> _WORK REQUIRED_:
Return the lines below exactly, from the first line to the line that contains "Y_DOMAIN = [16.169, 17.39]". Leave out pictures.
+++
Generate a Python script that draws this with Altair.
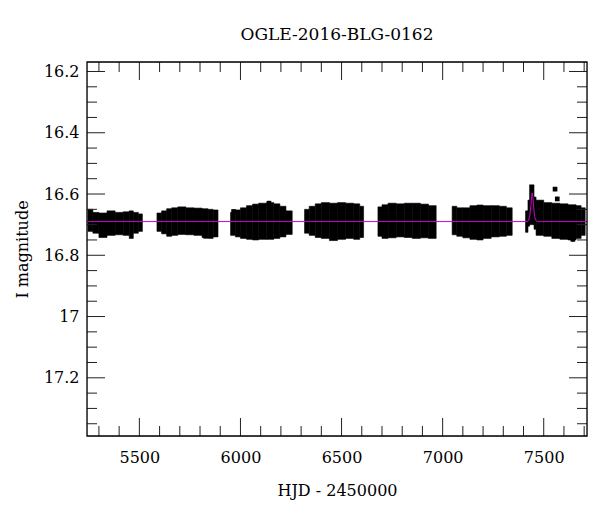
import altair as alt
import pandas as pd

TITLE = "OGLE-2016-BLG-0162"
X_TITLE = "HJD - 2450000"
Y_TITLE = "I magnitude"
X_DOMAIN = [5241, 7714]
Y_DOMAIN = [16.169, 17.39]

# Envelope of the dense photometry (with error bars), per time bin
bin_start = [5246, 5270, 5300, 5340, 5380, 5420, 5450, 5470, 5495,
             5587, 5610, 5635, 5660, 5690, 5730, 5770, 5810, 5840, 5865,
             5951, 5975, 6000, 6030, 6060, 6090, 6130, 6165, 6195, 6225,
             6317, 6340, 6370, 6400, 6440, 6480, 6520, 6560, 6590,
             6680, 6700, 6730, 6770, 6810, 6850, 6890, 6930,
             7047, 7070, 7100, 7135, 7170, 7200, 7240, 7280, 7315,
             7410, 7422, 7430, 7452, 7462, 7500, 7540, 7580, 7620, 7660, 7685]
bin_end = [5270, 5300, 5340, 5380, 5420, 5450, 5470, 5495, 5515,
           5610, 5635, 5660, 5690, 5730, 5770, 5810, 5840, 5865, 5889,
           5975, 6000, 6030, 6060, 6090, 6130, 6165, 6195, 6225, 6256,
           6340, 6370, 6400, 6440, 6480, 6520, 6560, 6590, 6609,
           6700, 6730, 6770, 6810, 6850, 6890, 6930, 6968,
           7070, 7100, 7135, 7170, 7200, 7240, 7280, 7315, 7344,
           7422, 7430, 7452, 7462, 7500, 7540, 7580, 7620, 7660, 7685, 7705]
bin_top = [16.650, 16.660, 16.662, 16.655, 16.660, 16.658, 16.655, 16.660, 16.665,
           16.662, 16.655, 16.648, 16.645, 16.642, 16.645, 16.646, 16.648, 16.650, 16.652,
           16.660, 16.652, 16.645, 16.638, 16.633, 16.630, 16.628, 16.632, 16.640, 16.655,
           16.650, 16.640, 16.632, 16.628, 16.630, 16.628, 16.630, 16.632, 16.640,
           16.642, 16.635, 16.630, 16.632, 16.630, 16.630, 16.633, 16.638,
           16.640, 16.645, 16.645, 16.638, 16.636, 16.638, 16.638, 16.640, 16.645,
           16.655, 16.620, 16.570, 16.610, 16.620, 16.628, 16.630, 16.632, 16.635, 16.638, 16.645]
bin_bot = [16.722, 16.728, 16.742, 16.735, 16.733, 16.735, 16.745, 16.728, 16.722,
           16.722, 16.730, 16.738, 16.735, 16.732, 16.733, 16.735, 16.742, 16.745, 16.740,
           16.735, 16.740, 16.745, 16.748, 16.750, 16.748, 16.748, 16.745, 16.740, 16.732,
           16.728, 16.735, 16.742, 16.745, 16.752, 16.748, 16.745, 16.748, 16.742,
           16.738, 16.745, 16.743, 16.740, 16.742, 16.745, 16.743, 16.745,
           16.733, 16.738, 16.743, 16.748, 16.750, 16.745, 16.740, 16.738, 16.735,
           16.725, 16.705, 16.700, 16.715, 16.735, 16.738, 16.745, 16.748, 16.750, 16.745, 16.735]

# Individual isolated measurements
pt_hjd = [5966, 5828, 7556, 7567, 6141, 7644]
pt_mag = [16.657, 16.738, 16.584, 16.616, 16.630, 16.748]
pt_err = [0.006, 0.006, 0.007, 0.007, 0.008, 0.008]

# Microlensing model curve
model_hjd = [5241, 7420, 7425, 7432, 7437, 7441, 7443, 7446, 7450, 7455, 7462, 7470, 7714]
model_mag = [16.690, 16.690, 16.686, 16.668, 16.635, 16.603, 16.597, 16.608, 16.642, 16.674, 16.687, 16.690, 16.690]

# Axis ticks
x_major = [5500, 6000, 6500, 7000, 7500]
x_minor = [5300, 5400, 5600, 5700, 5800, 5900, 6100, 6200, 6300, 6400, 6600, 6700,
           6800, 6900, 7100, 7200, 7300, 7400, 7600, 7700]
y_major = [16.2, 16.4, 16.6, 16.8, 17.0, 17.2]
y_minor = [16.25, 16.3, 16.35, 16.45, 16.5, 16.55, 16.65, 16.7, 16.75, 16.85, 16.9,
           16.95, 17.05, 17.1, 17.15, 17.25, 17.3, 17.35]

W, H = 500, 374
FONT = "DejaVu Serif"
MAJ, MIN = 18, 10
TICK_COLOR = "#222222"

xs = alt.Scale(domain=X_DOMAIN, nice=False, zero=False)
ys = alt.Scale(domain=Y_DOMAIN, nice=False, zero=False, reverse=True)

bins = pd.DataFrame({"x0": bin_start, "x1": bin_end, "top": bin_top, "bot": bin_bot})
pts = pd.DataFrame({"x": pt_hjd, "y": pt_mag, "e": pt_err})
pts["lo"] = pts["y"] - pts["e"]
pts["hi"] = pts["y"] + pts["e"]
model = pd.DataFrame({"x": model_hjd, "y": model_mag})

XA = alt.Axis(values=x_major, format="d", ticks=False, tickSize=0, domain=False, grid=False,
              labelFont=FONT, labelFontSize=16, labelColor="black", labelPadding=13,
              title=X_TITLE, titleFont=FONT, titleFontSize=16, titleFontWeight="normal",
              titleColor="black", titleX=W / 2, titleY=54, titleBaseline="middle")
YA = alt.Axis(values=y_major, format="~g", ticks=False, tickSize=0, domain=False, grid=False,
              labelFont=FONT, labelFontSize=16, labelColor="black", labelPadding=8,
              title=Y_TITLE, titleFont=FONT, titleFontSize=16, titleFontWeight="normal",
              titleColor="black", titleX=-65, titleY=H / 2, titleAngle=-90,
              titleBaseline="middle", titleAlign="center")


def X(field):
    return alt.X(field, scale=xs, axis=XA, title=X_TITLE)


def Y(field):
    return alt.Y(field, scale=ys, axis=YA, title=Y_TITLE)


blob = alt.Chart(bins).mark_rect(color="black", stroke="black", strokeWidth=0.6).encode(
    x=X("x0:Q"), x2="x1:Q", y=Y("top:Q"), y2="bot:Q",
)

pt_bars = alt.Chart(pts).mark_rule(color="black", strokeWidth=1).encode(
    x=X("x:Q"), y=Y("lo:Q"), y2="hi:Q",
)
pt_marks = alt.Chart(pts).mark_square(color="black", size=22, opacity=1).encode(
    x=X("x:Q"), y=Y("y:Q"),
)

model_line = alt.Chart(model).mark_line(color="#cc00cc", strokeWidth=1).encode(
    x=X("x:Q"), y=Y("y:Q"),
)


def xticks(vals, length):
    d = pd.DataFrame({"v": vals})
    bottom = alt.Chart(d).mark_rule(color=TICK_COLOR, strokeWidth=1).encode(
        x=X("v:Q"), y=alt.value(H), y2=alt.value(H - length))
    top = alt.Chart(d).mark_rule(color=TICK_COLOR, strokeWidth=1).encode(
        x=X("v:Q"), y=alt.value(0), y2=alt.value(length))
    return [bottom, top]


def yticks(vals, length):
    d = pd.DataFrame({"v": vals})
    left = alt.Chart(d).mark_rule(color=TICK_COLOR, strokeWidth=1).encode(
        y=Y("v:Q"), x=alt.value(0), x2=alt.value(length))
    right = alt.Chart(d).mark_rule(color=TICK_COLOR, strokeWidth=1).encode(
        y=Y("v:Q"), x=alt.value(W), x2=alt.value(W - length))
    return [left, right]


# frame
frame_df = pd.DataFrame({"x0": [X_DOMAIN[0]], "x1": [X_DOMAIN[1]], "y0": [Y_DOMAIN[0]], "y1": [Y_DOMAIN[1]]})
frame = alt.Chart(frame_df).mark_rect(fill=None, fillOpacity=0, stroke="black", strokeWidth=1.3).encode(
    x=X("x0:Q"), x2="x1:Q", y=Y("y0:Q"), y2="y1:Q")

layers = [blob, pt_bars, pt_marks, model_line]
layers += xticks(x_major, MAJ) + xticks(x_minor, MIN)
layers += yticks(y_major, MAJ) + yticks(y_minor, MIN)
layers += [frame]

chart = alt.layer(*layers).properties(
    width=W, height=H,
    title=alt.TitleParams(TITLE, font=FONT, fontSize=17, fontWeight="normal", color="black",
                          anchor="middle", offset=17),
    autosize=alt.AutoSizeParams(type="none"),
    padding={"left": 79, "top": 54, "right": 5, "bottom": 70},
).configure_view(stroke=None).configure(background="white")

chart.save("out.html", embed_options={"renderer": "svg", "actions": False})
+++
> _EXERCISE RESPONSE_:
Generate a Python script that draws this with Altair.
import altair as alt
import pandas as pd

TITLE = "OGLE-2016-BLG-0162"
X_TITLE = "HJD - 2450000"
Y_TITLE = "I magnitude"
X_DOMAIN = [5241, 7714]
Y_DOMAIN = [16.169, 17.39]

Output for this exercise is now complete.